Work to complete >> Retype the data exactly, from its first line to the line containing "const offCur = bw * 0.345;", including both, and skip any picture.

[BEGIN Material]

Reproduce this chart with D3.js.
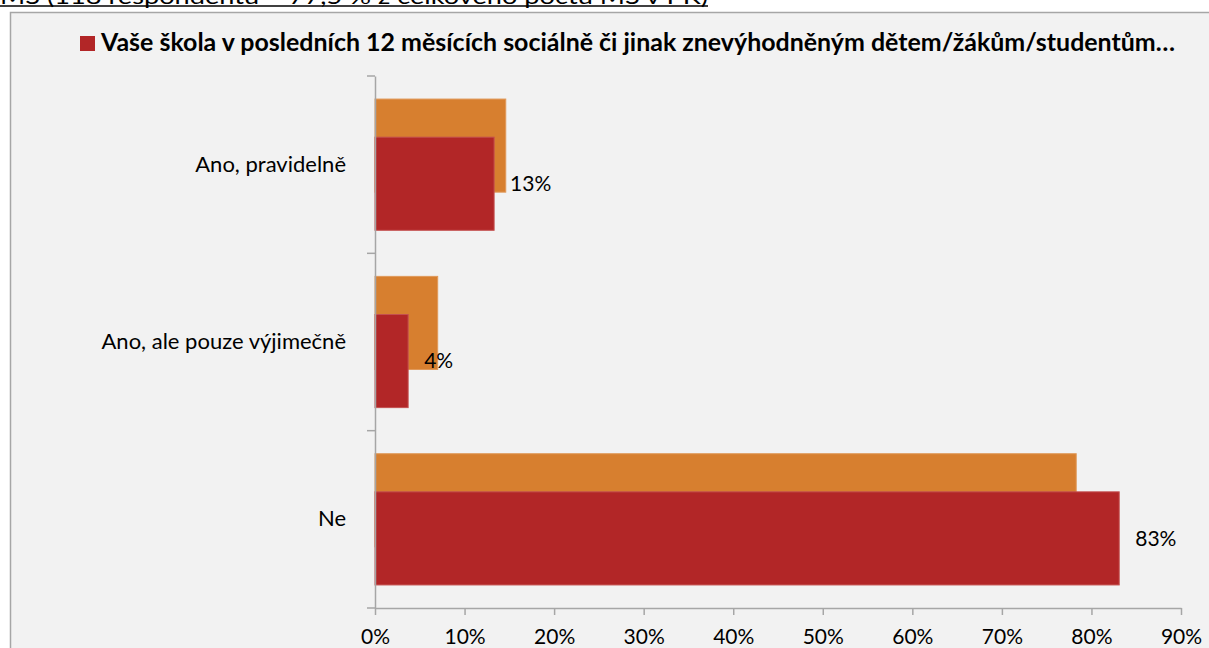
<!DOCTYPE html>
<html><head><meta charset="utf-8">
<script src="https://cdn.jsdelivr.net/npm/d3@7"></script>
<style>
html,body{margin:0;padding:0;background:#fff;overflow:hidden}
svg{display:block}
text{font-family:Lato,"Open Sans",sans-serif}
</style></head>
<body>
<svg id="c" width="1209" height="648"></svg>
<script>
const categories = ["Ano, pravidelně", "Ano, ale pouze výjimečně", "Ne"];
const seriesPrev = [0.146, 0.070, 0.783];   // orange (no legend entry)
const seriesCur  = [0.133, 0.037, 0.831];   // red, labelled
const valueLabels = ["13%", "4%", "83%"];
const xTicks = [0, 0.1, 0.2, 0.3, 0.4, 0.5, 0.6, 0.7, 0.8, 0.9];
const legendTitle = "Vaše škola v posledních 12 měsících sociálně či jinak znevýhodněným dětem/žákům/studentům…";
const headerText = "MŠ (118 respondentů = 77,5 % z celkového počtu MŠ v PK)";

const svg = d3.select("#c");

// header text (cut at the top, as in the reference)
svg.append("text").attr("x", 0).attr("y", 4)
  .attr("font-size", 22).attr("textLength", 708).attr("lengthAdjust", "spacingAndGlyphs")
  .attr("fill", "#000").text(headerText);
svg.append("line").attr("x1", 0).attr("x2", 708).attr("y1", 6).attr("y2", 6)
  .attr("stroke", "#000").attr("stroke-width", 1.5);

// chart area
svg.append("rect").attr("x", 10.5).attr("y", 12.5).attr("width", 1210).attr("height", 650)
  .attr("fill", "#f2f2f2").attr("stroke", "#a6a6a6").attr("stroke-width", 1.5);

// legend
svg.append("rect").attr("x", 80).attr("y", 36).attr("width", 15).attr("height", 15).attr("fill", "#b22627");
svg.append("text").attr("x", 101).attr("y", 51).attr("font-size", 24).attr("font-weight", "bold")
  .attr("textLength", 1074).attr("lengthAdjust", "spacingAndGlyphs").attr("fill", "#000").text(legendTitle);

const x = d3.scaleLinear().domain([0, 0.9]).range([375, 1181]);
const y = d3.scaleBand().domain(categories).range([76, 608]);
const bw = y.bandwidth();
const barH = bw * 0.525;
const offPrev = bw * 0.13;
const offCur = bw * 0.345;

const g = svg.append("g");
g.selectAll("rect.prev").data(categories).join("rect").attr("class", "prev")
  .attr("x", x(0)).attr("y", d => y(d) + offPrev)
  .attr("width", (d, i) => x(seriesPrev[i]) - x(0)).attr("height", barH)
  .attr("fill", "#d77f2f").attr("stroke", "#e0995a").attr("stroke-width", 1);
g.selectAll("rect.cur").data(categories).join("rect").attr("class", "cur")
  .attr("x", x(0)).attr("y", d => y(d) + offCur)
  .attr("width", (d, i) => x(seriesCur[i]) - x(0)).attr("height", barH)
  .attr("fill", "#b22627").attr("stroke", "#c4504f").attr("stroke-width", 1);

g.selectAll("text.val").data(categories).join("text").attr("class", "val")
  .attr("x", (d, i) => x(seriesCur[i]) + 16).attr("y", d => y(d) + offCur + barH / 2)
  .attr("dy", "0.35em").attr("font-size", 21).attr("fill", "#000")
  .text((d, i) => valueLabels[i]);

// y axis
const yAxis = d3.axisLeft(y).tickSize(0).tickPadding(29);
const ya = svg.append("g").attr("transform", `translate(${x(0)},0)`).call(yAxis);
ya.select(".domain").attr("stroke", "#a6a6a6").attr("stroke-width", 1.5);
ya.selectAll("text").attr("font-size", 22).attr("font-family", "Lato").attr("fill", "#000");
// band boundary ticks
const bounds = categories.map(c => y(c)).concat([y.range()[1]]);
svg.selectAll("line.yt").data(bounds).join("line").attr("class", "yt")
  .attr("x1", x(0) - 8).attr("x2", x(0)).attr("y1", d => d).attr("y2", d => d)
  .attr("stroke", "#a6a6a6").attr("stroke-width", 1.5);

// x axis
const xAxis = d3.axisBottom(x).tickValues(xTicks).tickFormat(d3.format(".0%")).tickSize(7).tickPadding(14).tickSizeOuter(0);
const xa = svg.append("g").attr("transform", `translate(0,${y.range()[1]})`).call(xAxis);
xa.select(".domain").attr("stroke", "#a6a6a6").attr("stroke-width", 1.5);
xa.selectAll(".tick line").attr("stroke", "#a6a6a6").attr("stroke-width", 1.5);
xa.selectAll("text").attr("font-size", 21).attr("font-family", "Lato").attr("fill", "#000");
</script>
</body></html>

[END Material]

Task result >>
Reproduce this chart with D3.js.
<!DOCTYPE html>
<html><head><meta charset="utf-8">
<script src="https://cdn.jsdelivr.net/npm/d3@7"></script>
<style>
html,body{margin:0;padding:0;background:#fff;overflow:hidden}
svg{display:block}
text{font-family:Lato,"Open Sans",sans-serif}
</style></head>
<body>
<svg id="c" width="1209" height="648"></svg>
<script>
const categories = ["Ano, pravidelně", "Ano, ale pouze výjimečně", "Ne"];
const seriesPrev = [0.146, 0.070, 0.783];   // orange (no legend entry)
const seriesCur  = [0.133, 0.037, 0.831];   // red, labelled
const valueLabels = ["13%", "4%", "83%"];
const xTicks = [0, 0.1, 0.2, 0.3, 0.4, 0.5, 0.6, 0.7, 0.8, 0.9];
const legendTitle = "Vaše škola v posledních 12 měsících sociálně či jinak znevýhodněným dětem/žákům/studentům…";
const headerText = "MŠ (118 respondentů = 77,5 % z celkového počtu MŠ v PK)";

const svg = d3.select("#c");

// header text (cut at the top, as in the reference)
svg.append("text").attr("x", 0).attr("y", 4)
  .attr("font-size", 22).attr("textLength", 708).attr("lengthAdjust", "spacingAndGlyphs")
  .attr("fill", "#000").text(headerText);
svg.append("line").attr("x1", 0).attr("x2", 708).attr("y1", 6).attr("y2", 6)
  .attr("stroke", "#000").attr("stroke-width", 1.5);

// chart area
svg.append("rect").attr("x", 10.5).attr("y", 12.5).attr("width", 1210).attr("height", 650)
  .attr("fill", "#f2f2f2").attr("stroke", "#a6a6a6").attr("stroke-width", 1.5);

// legend
svg.append("rect").attr("x", 80).attr("y", 36).attr("width", 15).attr("height", 15).attr("fill", "#b22627");
svg.append("text").attr("x", 101).attr("y", 51).attr("font-size", 24).attr("font-weight", "bold")
  .attr("textLength", 1074).attr("lengthAdjust", "spacingAndGlyphs").attr("fill", "#000").text(legendTitle);

const x = d3.scaleLinear().domain([0, 0.9]).range([375, 1181]);
const y = d3.scaleBand().domain(categories).range([76, 608]);
const bw = y.bandwidth();
const barH = bw * 0.525;
const offPrev = bw * 0.13;
const offCur = bw * 0.345;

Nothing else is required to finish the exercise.